▸ Data provided:
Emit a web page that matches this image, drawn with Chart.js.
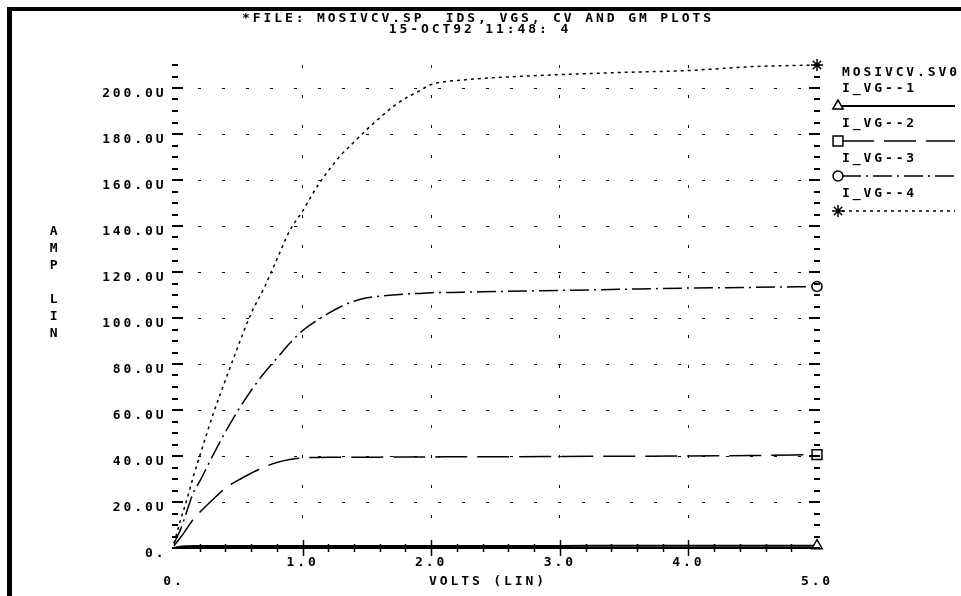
<!DOCTYPE html>
<html>
<head>
<meta charset="utf-8">
<title>MOSIVCV.SP IDS, VGS, CV AND GM PLOTS</title>
<script src="https://cdn.jsdelivr.net/npm/chart.js@4.4.1/dist/chart.umd.min.js"></script>
<style>
    html, body { margin: 0; padding: 0; background: #fff; }
    #wrap { position: relative; width: 961px; height: 596px; }
</style>
</head>
<body>
<div id="wrap"><canvas id="chartCanvas"></canvas></div>
<script>
// ---------- Data ----------
const volts = [0, 0.05, 0.1, 0.15, 0.2, 0.3, 0.4, 0.5, 0.6, 0.7, 0.8, 0.9, 1.0, 1.1, 1.2, 1.3, 1.4, 1.5, 1.6, 1.7, 1.8, 1.9, 2.0, 2.25, 2.5, 3.0, 3.5, 4.0, 4.5, 5.0];

const ivg1 = [0, 0.6, 0.8, 0.9, 0.9, 0.9, 0.9, 0.9, 0.9, 0.9, 0.9, 0.9, 0.9, 0.9, 0.9, 0.9, 0.9, 0.9, 0.9, 0.9, 0.9, 0.9, 0.9, 0.9, 0.9, 0.9, 1.0, 1.0, 1.0, 1.0];
const ivg2 = [1, 4.5, 8.5, 12.5, 15.5, 21, 26, 29.5, 32.5, 35.2, 37.2, 38.5, 39.2, 39.4, 39.5, 39.5, 39.5, 39.5, 39.5, 39.6, 39.6, 39.6, 39.6, 39.7, 39.7, 39.8, 39.9, 40.0, 40.2, 40.6];
const ivg3 = [2, 8, 16, 24, 29, 40, 50.5, 60, 68.5, 76, 82.5, 89, 94.5, 98.5, 102, 105, 107.3, 108.8, 109.5, 110, 110.4, 110.7, 111, 111.2, 111.5, 112, 112.5, 113, 113.3, 113.7];
const ivg4 = [2, 12, 21, 31, 40, 57.5, 73, 88, 102, 113, 125.5, 138, 146.5, 156, 164, 171, 176.5, 182, 187, 191.8, 195.5, 198.5, 201.5, 203.5, 204.5, 205.8, 206.8, 207.6, 209.3, 210];

const seriesNames = ["I_VG--1", "I_VG--2", "I_VG--3", "I_VG--4"];
const fileName = "MOSIVCV.SV0";
const titleLines = ["*FILE: MOSIVCV.SP  IDS, VGS, CV AND GM PLOTS", "15-OCT92 11:48: 4"];

const yLabelValues = [0, 20, 40, 60, 80, 100, 120, 140, 160, 180, 200];
const yLabels = ["0.", "20.0U", "40.0U", "60.0U", "80.0U", "100.0U", "120.0U", "140.0U", "160.0U", "180.0U", "200.0U"];
const xLabelValues = [0, 1, 2, 3, 4, 5];
const xLabels = ["0.", "1.0", "2.0", "3.0", "4.0", "5.0"];
const xTitle = "VOLTS (LIN)";
const yTitle = ["A", "M", "P", "", "L", "I", "N"];

// ---------- look ----------
const FONT = "bold 13px 'DejaVu Sans Mono', monospace";
const GAP = "2.9px";

function near(a, b) { return Math.abs(a - b) < 1e-6; }
function labelIndex(values, v) { return values.findIndex(x => near(x, v)); }

function line(ctx, x1, y1, x2, y2) {
    ctx.beginPath();
    ctx.moveTo(x1, y1);
    ctx.lineTo(x2, y2);
    ctx.stroke();
}

// only the last point of every curve carries its marker
function endMarker(size) {
    return ctx => ctx.dataIndex === volts.length - 1 ? size : 0;
}

// ---------- plotter decorations (frame, ticks, titles, legend) ----------
const plotterPlugin = {
    id: "plotter",
    beforeDraw(chart) {
        const ctx = chart.ctx;
        ctx.letterSpacing = GAP;
        ctx.save();
        ctx.fillStyle = "#fff";
        ctx.fillRect(0, 0, chart.width, chart.height);
        ctx.fillStyle = "#000";
        ctx.fillRect(7, 7, chart.width - 7, 4);
        ctx.fillRect(7, 7, 5, chart.height - 7);
        ctx.restore();
    },
    afterDraw(chart) {
        const ctx = chart.ctx;
        const area = chart.chartArea;
        const xs = chart.scales.x, ys = chart.scales.y;
        ctx.save();
        ctx.strokeStyle = "#000";
        ctx.fillStyle = "#000";

        // y tick marks, both sides, pointing inward
        ctx.lineWidth = 2;
        ys.ticks.forEach(t => {
            const py = Math.round(ys.getPixelForValue(t.value));
            const len = t.value % 20 === 0 ? 11 : 6;
            line(ctx, area.left - 2, py, area.left - 2 + len, py);
            line(ctx, area.right + 3, py, area.right + 3 - len, py);
        });

        // x axis line and crossing ticks
        line(ctx, area.left, area.bottom, area.right + 2, area.bottom);
        ctx.lineWidth = 1.5;
        xs.ticks.forEach(t => {
            if (t.value <= 0 || t.value >= 5) return;
            const px = Math.round(xs.getPixelForValue(t.value)) + 0.5;
            const len = near(t.value, Math.round(t.value)) ? 8 : 4;
            line(ctx, px, area.bottom - len, px, area.bottom + len);
        });

        // texts
        ctx.font = FONT;
        ctx.textBaseline = "middle";
        ctx.textAlign = "center";
        ctx.fillText(titleLines[0], 478, 19);
        ctx.fillText(titleLines[1], 480, 30);
        ctx.fillText(xTitle, 488, 582);
        yTitle.forEach((ch, i) => {
            if (ch) ctx.fillText(ch, 55, 232 + i * 17);
        });

        // legend at the right
        ctx.textAlign = "left";
        ctx.fillText(fileName, 842, 73);
        chart.data.datasets.forEach((ds, i) => {
            const my = 106 + i * 35;
            ctx.fillText(ds.label, 842, my - 17);
            ctx.save();
            ctx.lineWidth = ds.borderWidth;
            ctx.setLineDash(ds.borderDash);
            line(ctx, 842, my, 955, my);
            ctx.restore();
            ctx.save();
            ctx.setLineDash([]);
            ctx.lineWidth = 1.5;
            ctx.fillStyle = "#fff";
            ctx.strokeStyle = "#000";
            Chart.helpers.drawPoint(ctx, { pointStyle: ds.pointStyle, radius: ds.legendRadius, rotation: 0, borderWidth: 1.5 }, 838, my);
            ctx.restore();
        });
        ctx.restore();
    }
};

// ---------- Draw Chart ----------
function drawChart() {
    const ctx = document.getElementById("chartCanvas").getContext("2d");

    const common = {
        borderColor: "#000",
        pointBorderColor: "#000",
        pointBackgroundColor: "#fff",
        pointBorderWidth: 1.5,
        fill: false,
        cubicInterpolationMode: "monotone",
        clip: false
    };

    new Chart(ctx, {
        type: "line",
        data: {
            labels: volts,
            datasets: [
                { ...common, label: seriesNames[0], data: ivg1, borderWidth: 2, borderDash: [], pointStyle: "triangle", pointRadius: endMarker(6), legendRadius: 6 },
                { ...common, label: seriesNames[1], data: ivg2, borderWidth: 1.5, borderDash: [32, 10], pointStyle: "rect", pointRadius: endMarker(7), legendRadius: 7 },
                { ...common, label: seriesNames[2], data: ivg3, borderWidth: 1.5, borderDash: [19, 5, 2, 5], pointStyle: "circle", pointRadius: endMarker(5), legendRadius: 5 },
                { ...common, label: seriesNames[3], data: ivg4, borderWidth: 1.5, borderDash: [3, 4], pointStyle: "star", pointRadius: endMarker(6), legendRadius: 6 }
            ]
        },
        options: {
            responsive: true,
            maintainAspectRatio: false,
            animation: false,
            devicePixelRatio: 1,
            layout: { padding: { top: 65, right: 144, bottom: 0, left: 0 } },
            plugins: {
                legend: { display: false },
                title: { display: false },
                tooltip: { enabled: false }
            },
            scales: {
                x: {
                    type: "linear",
                    min: 0,
                    max: 5,
                    afterFit: s => { s.height = 48; },
                    border: { display: false, dash: [3, 27] },
                    grid: {
                        drawTicks: false,
                        lineWidth: 1,
                        color: c => {
                            const v = c.tick ? c.tick.value : -1;
                            return (near(v, Math.round(v)) && v > 0 && v < 5) ? "#000" : "rgba(0,0,0,0)";
                        }
                    },
                    ticks: {
                        stepSize: 0.2,
                        autoSkip: false,
                        maxRotation: 0,
                        padding: 5,
                        color: "#000",
                        font: { family: "'DejaVu Sans Mono', monospace", size: 13, weight: "bold", lineHeight: "19px" },
                        callback: v => {
                            const i = labelIndex(xLabelValues, v);
                            if (i < 0) return "";
                            return (i === 0 || i === xLabels.length - 1) ? ["", xLabels[i]] : xLabels[i];
                        }
                    }
                },
                y: {
                    min: 0,
                    max: 210,
                    afterFit: s => { s.width = 174; },
                    border: { display: false, dash: [3, 21] },
                    grid: {
                        drawTicks: false,
                        lineWidth: 1,
                        color: c => {
                            const v = c.tick ? c.tick.value : -1;
                            return (v % 20 === 0 && v > 0) ? "#000" : "rgba(0,0,0,0)";
                        }
                    },
                    ticks: {
                        stepSize: 5,
                        autoSkip: false,
                        padding: 7.5,
                        labelOffset: 6,
                        color: "#000",
                        font: { family: "'DejaVu Sans Mono', monospace", size: 13, weight: "bold" },
                        callback: v => {
                            const i = labelIndex(yLabelValues, v);
                            return i < 0 ? "" : yLabels[i];
                        }
                    }
                }
            }
        },
        plugins: [plotterPlugin]
    });
}

window.onload = function() {
    drawChart();
};
</script>
</body>
</html>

▸ Goal: The lines from the start of the data through the line that contains "4.0, 4.5, 5.0];" are to be returned exactly, please, with both ends included and every picture left out.

▸ Task response:
Emit a web page that matches this image, drawn with Chart.js.
<!DOCTYPE html>
<html>
<head>
<meta charset="utf-8">
<title>MOSIVCV.SP IDS, VGS, CV AND GM PLOTS</title>
<script src="https://cdn.jsdelivr.net/npm/chart.js@4.4.1/dist/chart.umd.min.js"></script>
<style>
    html, body { margin: 0; padding: 0; background: #fff; }
    #wrap { position: relative; width: 961px; height: 596px; }
</style>
</head>
<body>
<div id="wrap"><canvas id="chartCanvas"></canvas></div>
<script>
// ---------- Data ----------
const volts = [0, 0.05, 0.1, 0.15, 0.2, 0.3, 0.4, 0.5, 0.6, 0.7, 0.8, 0.9, 1.0, 1.1, 1.2, 1.3, 1.4, 1.5, 1.6, 1.7, 1.8, 1.9, 2.0, 2.25, 2.5, 3.0, 3.5, 4.0, 4.5, 5.0];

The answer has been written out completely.